Sometimes, new streetlights lead to energy-cost savings and better city data about street and sidewalk usage. In Allentown, Pennsylvania, they lead to federal prison.
That’s where political consultant James Hickey is headed for the next 18 months after his role in a scheme to trade campaign contributions for a now-canceled $3 million to upgrade the city’s streetlights, a federal judge ordered on Wednesday. Hickey pleaded guilty last December to bribing then-Mayor Ed Pawlowski with political donations totaling $11,000 from his consulting firm and his client, a Pittsburgh firm that won the 2015 street light contract.
Hickey was charged last July along with Pawlowski, who resigned as mayor in March after being convicted on 47 of 54 counts of bid-rigging and fraud on city projects related to zoning, redevelopment, public pools, and the streetlights. The former mayor faces between five and 10 years behind bars.
According to court documents, Pawlowski awarded Hickey’s client, The Efficiency Network, the contract to install new, energy-efficient LED lights throughout the city after a series of campaign contributions. Between November 2013 and June 2015, when the contract was awarded, Hickey’s company, Sovereign Enterprises, donated $3,500 to Pawlowski’s campaign accounts, while The Efficiency Network’s executives contributed another $7,500.
At the time, Pawlowski, a Democrat who had been Allentown’s mayor since 2006, was launching a campaign to challenge Republican U.S. Sen. Pat Toomey in the 2016 election. Pawlowski suspended his campaign on July 6, 2015, four days after FBI agents raided his office. (Toomey was ultimately re-elected in 2016.)
Pawlowksi, Hickey, and another co-defendant were formally charged on July 25. Hickey initially pleaded not guilty, but changed his plea five months later. The Efficiency Network’s vice president, Patrick Regan, was charged separately in June and pleaded guilty. He left the company and was sentenced last September to 40 hours of community service and two years’ probation.

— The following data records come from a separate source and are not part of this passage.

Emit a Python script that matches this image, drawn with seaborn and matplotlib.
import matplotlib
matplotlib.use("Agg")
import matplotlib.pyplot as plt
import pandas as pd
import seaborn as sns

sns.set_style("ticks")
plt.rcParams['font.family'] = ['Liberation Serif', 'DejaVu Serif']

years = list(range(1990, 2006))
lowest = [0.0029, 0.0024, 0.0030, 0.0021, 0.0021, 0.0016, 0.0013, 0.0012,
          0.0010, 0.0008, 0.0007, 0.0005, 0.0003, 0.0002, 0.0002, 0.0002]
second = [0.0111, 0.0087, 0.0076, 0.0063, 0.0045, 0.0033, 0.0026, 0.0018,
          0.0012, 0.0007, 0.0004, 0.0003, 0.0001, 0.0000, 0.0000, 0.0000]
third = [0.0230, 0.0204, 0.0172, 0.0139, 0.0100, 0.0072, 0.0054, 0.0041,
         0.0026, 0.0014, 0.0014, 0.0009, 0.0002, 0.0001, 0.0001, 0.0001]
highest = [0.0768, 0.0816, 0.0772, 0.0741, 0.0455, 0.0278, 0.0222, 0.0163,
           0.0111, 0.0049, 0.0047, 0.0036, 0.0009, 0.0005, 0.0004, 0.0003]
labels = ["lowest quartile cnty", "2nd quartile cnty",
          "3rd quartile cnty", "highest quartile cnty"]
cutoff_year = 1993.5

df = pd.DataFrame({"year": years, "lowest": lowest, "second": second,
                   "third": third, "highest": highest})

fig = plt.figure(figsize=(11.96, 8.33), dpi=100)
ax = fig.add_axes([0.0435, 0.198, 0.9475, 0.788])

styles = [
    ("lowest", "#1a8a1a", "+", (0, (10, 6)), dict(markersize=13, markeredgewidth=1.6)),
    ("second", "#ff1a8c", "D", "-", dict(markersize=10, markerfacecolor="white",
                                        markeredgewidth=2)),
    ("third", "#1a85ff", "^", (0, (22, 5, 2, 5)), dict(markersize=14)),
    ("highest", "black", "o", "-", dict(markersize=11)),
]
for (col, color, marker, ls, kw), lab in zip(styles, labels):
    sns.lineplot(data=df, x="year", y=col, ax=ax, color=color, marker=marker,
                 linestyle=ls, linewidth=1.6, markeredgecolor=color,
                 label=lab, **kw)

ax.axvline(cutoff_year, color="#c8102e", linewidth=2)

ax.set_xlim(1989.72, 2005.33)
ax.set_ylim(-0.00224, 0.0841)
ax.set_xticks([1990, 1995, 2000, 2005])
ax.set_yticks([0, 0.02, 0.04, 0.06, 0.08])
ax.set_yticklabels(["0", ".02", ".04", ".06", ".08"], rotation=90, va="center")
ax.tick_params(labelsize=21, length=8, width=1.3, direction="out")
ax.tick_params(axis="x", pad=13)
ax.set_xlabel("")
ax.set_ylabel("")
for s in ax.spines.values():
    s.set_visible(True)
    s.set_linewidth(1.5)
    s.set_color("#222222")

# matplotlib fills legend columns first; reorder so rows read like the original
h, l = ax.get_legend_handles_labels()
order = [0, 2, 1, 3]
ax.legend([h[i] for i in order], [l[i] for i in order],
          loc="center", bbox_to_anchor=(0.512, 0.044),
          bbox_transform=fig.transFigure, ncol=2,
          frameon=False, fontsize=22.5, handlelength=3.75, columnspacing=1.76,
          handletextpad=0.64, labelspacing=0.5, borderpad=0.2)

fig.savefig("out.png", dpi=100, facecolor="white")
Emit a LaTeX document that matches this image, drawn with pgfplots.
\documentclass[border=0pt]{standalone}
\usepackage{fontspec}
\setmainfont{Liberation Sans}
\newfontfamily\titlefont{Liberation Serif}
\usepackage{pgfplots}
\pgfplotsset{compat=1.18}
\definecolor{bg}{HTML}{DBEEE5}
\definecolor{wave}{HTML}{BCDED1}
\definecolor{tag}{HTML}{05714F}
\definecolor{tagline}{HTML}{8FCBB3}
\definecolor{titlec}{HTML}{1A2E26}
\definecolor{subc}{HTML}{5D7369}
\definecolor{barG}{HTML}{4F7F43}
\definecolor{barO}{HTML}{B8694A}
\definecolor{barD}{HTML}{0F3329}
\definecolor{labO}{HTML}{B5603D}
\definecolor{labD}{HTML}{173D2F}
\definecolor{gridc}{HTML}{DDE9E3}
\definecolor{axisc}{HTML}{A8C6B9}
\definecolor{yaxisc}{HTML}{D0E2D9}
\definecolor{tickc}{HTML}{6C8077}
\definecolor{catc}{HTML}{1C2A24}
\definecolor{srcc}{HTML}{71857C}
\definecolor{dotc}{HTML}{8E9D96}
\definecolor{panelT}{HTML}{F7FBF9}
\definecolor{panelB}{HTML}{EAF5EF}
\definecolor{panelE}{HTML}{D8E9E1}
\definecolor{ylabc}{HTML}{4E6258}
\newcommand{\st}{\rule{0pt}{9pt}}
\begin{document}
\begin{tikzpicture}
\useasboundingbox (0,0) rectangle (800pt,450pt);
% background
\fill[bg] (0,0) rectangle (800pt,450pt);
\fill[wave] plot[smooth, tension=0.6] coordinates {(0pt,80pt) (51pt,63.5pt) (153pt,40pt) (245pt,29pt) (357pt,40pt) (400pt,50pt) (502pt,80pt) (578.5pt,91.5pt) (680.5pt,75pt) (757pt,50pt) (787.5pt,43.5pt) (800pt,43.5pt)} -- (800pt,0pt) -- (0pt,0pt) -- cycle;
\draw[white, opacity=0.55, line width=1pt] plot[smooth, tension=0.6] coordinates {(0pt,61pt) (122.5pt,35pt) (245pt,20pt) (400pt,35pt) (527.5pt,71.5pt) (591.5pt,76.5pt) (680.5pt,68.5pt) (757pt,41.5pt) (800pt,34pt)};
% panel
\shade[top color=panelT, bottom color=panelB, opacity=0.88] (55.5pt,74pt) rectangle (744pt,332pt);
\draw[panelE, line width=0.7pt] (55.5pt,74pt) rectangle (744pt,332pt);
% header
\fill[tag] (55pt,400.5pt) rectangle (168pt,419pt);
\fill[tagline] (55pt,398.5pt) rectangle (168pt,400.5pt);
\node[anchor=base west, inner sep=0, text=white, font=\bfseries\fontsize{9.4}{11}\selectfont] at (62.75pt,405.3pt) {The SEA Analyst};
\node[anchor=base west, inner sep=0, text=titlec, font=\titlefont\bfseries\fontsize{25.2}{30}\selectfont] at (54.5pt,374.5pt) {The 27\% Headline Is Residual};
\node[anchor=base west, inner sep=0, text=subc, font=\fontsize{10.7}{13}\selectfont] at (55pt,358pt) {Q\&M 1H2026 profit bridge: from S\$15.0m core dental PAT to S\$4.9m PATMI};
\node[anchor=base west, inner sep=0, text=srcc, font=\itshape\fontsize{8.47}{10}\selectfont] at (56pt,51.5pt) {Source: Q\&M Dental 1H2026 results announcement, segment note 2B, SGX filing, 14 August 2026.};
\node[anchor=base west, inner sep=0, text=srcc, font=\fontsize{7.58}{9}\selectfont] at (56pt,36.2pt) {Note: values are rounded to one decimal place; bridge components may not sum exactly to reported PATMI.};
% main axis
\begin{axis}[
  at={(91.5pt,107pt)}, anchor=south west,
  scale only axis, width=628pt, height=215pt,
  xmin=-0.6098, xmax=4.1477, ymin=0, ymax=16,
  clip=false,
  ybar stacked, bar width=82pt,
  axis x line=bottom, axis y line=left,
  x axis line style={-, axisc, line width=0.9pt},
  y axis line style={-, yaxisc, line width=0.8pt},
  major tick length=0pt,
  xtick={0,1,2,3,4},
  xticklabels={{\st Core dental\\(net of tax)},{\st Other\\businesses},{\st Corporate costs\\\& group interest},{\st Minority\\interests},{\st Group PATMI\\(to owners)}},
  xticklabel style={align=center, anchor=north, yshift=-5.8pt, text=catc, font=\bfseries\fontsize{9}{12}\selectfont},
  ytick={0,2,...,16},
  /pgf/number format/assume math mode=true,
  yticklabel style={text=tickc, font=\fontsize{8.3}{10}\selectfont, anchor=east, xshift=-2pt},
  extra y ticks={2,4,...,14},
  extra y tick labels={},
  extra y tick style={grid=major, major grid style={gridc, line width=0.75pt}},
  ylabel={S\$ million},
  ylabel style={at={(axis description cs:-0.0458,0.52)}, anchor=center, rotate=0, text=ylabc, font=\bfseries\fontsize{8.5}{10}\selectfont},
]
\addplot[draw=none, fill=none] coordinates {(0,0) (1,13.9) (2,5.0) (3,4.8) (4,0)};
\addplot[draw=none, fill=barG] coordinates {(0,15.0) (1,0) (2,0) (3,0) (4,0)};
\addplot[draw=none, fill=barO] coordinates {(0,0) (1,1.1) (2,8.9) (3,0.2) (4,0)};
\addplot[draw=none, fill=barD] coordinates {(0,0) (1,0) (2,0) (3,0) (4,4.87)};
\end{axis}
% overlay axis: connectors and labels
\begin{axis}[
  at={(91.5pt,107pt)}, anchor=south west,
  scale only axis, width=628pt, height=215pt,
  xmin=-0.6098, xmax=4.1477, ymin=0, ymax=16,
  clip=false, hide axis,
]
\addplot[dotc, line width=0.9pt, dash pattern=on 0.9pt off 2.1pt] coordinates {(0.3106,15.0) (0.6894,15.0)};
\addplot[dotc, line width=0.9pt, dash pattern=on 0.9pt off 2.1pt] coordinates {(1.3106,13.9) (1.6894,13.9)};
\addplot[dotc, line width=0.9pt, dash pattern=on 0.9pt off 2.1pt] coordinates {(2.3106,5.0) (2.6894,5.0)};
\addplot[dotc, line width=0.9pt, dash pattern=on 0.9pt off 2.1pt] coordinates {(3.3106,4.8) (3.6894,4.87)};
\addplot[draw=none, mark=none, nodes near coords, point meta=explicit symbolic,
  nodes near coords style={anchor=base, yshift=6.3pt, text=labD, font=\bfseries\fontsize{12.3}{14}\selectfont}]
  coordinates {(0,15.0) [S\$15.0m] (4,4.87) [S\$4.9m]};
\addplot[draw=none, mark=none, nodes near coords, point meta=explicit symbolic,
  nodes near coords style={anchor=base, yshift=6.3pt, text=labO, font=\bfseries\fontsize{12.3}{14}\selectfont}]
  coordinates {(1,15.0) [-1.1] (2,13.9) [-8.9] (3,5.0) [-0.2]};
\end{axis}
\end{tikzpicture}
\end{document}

In a sentencing memorandum, federal prosecutors wrote that Hickey and Pawlowski teamed up to manipulate what would otherwise be a run-of-the-mill smart city upgrade.
“In many cases, both the Mayor and vendors expected the other side to give them what they wanted, political contributions going to the Mayor, and contracts going to the vendors, with little, if any room left for an honest evaluation of the contract for the benefit of the citizens of Allentown,” the prosecutors say in a sentencing memo. “Mr. Hickey, more than most playing this game, expressed his intentions openly and unabashedly.”
Prosecutors and Hickey’s lawyers agreed on the 18-month sentence, and U.S. District Judge Juan Sanchez gave Hickey 45 days to report to prison. Pawlowski is scheduled to be sentenced June 27.
Meanwhile, Allentown found a solution for its streetlights. In September 2016, the city took the LED installations in-house and negotiated a new bulk rate with its electricity provider, PPL Electric — reducing the cost of the project to $2 million.